Photoallergic Reaction in a Patient Receiving Vandetanib for Metastatic Follicular Thyroid Carcinoma: A Case Report

Jennifer Goldstein; Anisha B. Patel; Jonathan L. Curry; Vivek Subbiah; Sarina Piha-Paul


BMC Dermatol. 2015;15(2) 

In This Article


Tyrosine kinase inhibitors, with various therapeutic targets, have come to the forefront of oncologic therapy in recent years. With block buster drugs such as imatinib for chronic myelogenous leukemia and gastrointestinal stromal tumor and vemurafenib for melanoma, drug companies and academic centers have formed collaborations to develop these types of agents in multiple tumor types. Vandetanib, an oral tyrosine kinase inhibitor, targets vascular endothelial growth factor receptor 2, the epidermal growth factor receptor, and RET.[1,2] It is approved by the United States Food and Drug Administration and European Medicines Agency for the treatment of advanced medullary thyroid cancer. Most recently, trials with vandetanib have also been conducted in hepatocellular carcinoma, and non-small cell lung cancer.[3]

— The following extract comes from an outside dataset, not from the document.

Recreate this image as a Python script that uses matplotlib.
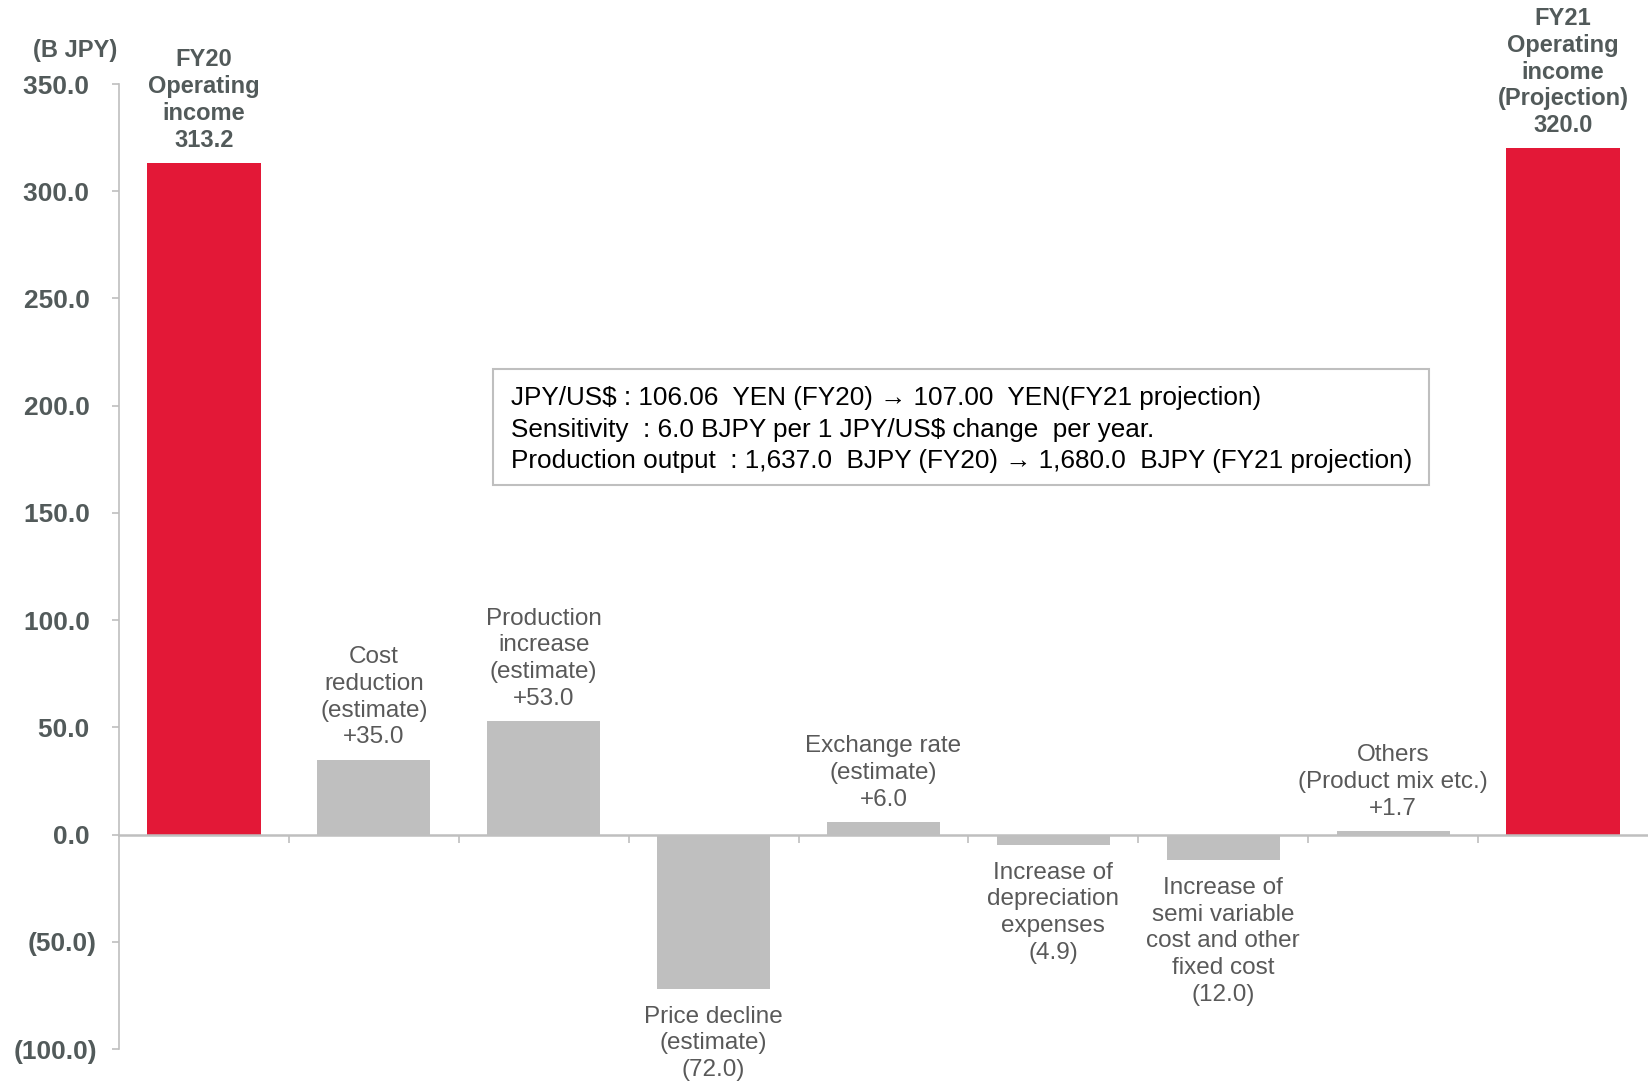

Tyrosine kinase inhibitors are known to have side effects including nontrivial dermatologic toxicity, usually manifesting as acneiform eruption, xerosis, eczema and cutaneous epithelial proliferations (e.g. actinic keratosis, keratoacanthoma, squamous cell carcinomas), with grade 1–2 rashes reportedly occurring in 11–82% of patients.[4] Photodistributed reactions rarely occur and can be divided into phototoxic or photoallergic etiologies.[5] Phototoxic reactions occur because of the damaging effects of light-activated compounds on cell membranes and, in some instances, DNA.[5,6] Photoallergic reactions are cell-mediated immune responses to a light-activated compound.[5] Phototoxic reactions develop in most individuals if they are exposed to sufficient amounts of light and drug, and develop within days of ultraviolet (UV) exposure.[5] Photoallergic reactions usually take days to weeks to develop as the immune response develops.[5] Phototoxic reactions occur more commonly than photoallergic reactions. In our case, an eruption appeared 2 weeks after the intense sun exposure, the lesions were pruritic, and limited to sun exposed areas therefore based on clinical presentation was more likely a photoallergic rather than phototoxic rash.

In the literature, few cases of photosensitivity reaction to vandetanib have been described in detail. However, it is important to note that in clinical trials with vandetanib, rash is commonly listed as a side effect although without specific detail given [7]-.[9] In one trial, up to grade 2 rash developed in 12 of 46 (26%) patients using vandetanib for metastatic breast cancer.[8] In other cases more severe reactions have been reported. For example, Chang et al. reports a case of a 60-year-old man with hepatocellular carcinoma treated on trial with vandetanib who developed bullous lesions related to sun exposure.[10] Kong et al. reports two cases of photo-toxicity induced hyperpigmentation.[11] Giacherro reports 21 of 63 (33%) patients developed erythematous skin eruptions ranging from exaggerated sunburn after moderate sun exposure to a severe photodistributed erythematous eruption associated with desquamation and pruritus.[12] These trials findings are summarized in Table 1.

Photosensitizing chemicals usually have a low molecular weight (200 to 500 Da), are planar, tricyclic, or polycyclic configurations and often contain heteroatoms that enable resonance stabilization.[6,10] They absorb UV light, a characteristic that is essential to be regarded as a photosensitizer. Vandetanib is a low–molecular weight molecule with a polycyclic structure.[6,10] Thus, it is plausible that vandetanib might be able to induce photosensitivity.[6,10] It also appears the degree of sun exposure does correlate with the severity of the rash.[13]

In this patient, it is also important to consider photo accentuation of a typical drug eruption or other non-specific common polymorphous skin reactions found in many patients on experimental agents. In this case, however, the eruption was thought to be most consistent with a photoallergic reaction as the patient's lesions were limited to photo-distributed areas (including sharp borders adjacent to sun-protected skin), the delayed onset of the eruption after the sun exposure and drug exposure, and the negative re-challenge when the patient was exercising strict photoprotection. The histology further supported a photoallergic versus phototoxic reaction as did the delayed onset of the eruption.

There are no defined guidelines as to the safety of re-challenge in patients who experience severe photo-induced reaction with vandetanib. It is been reported that these reactions usually resolve with the use of sunscreen and avoidance of sun exposure. In our case, holding the drug and giving both topical and oral steroids resulted in clearance of the rash. Ultimately, vandetanib was resumed with strict photoprotection and the patient tolerated continuance of therapy without further issues.

In conclusion, treatment with vandetanib and similar agents, either alone or in combination, may result in photodistributed rashes including photoallergic reactions. We hope to expand on the knowledge of skin reactions with the use of vandetanib to aid future researchers.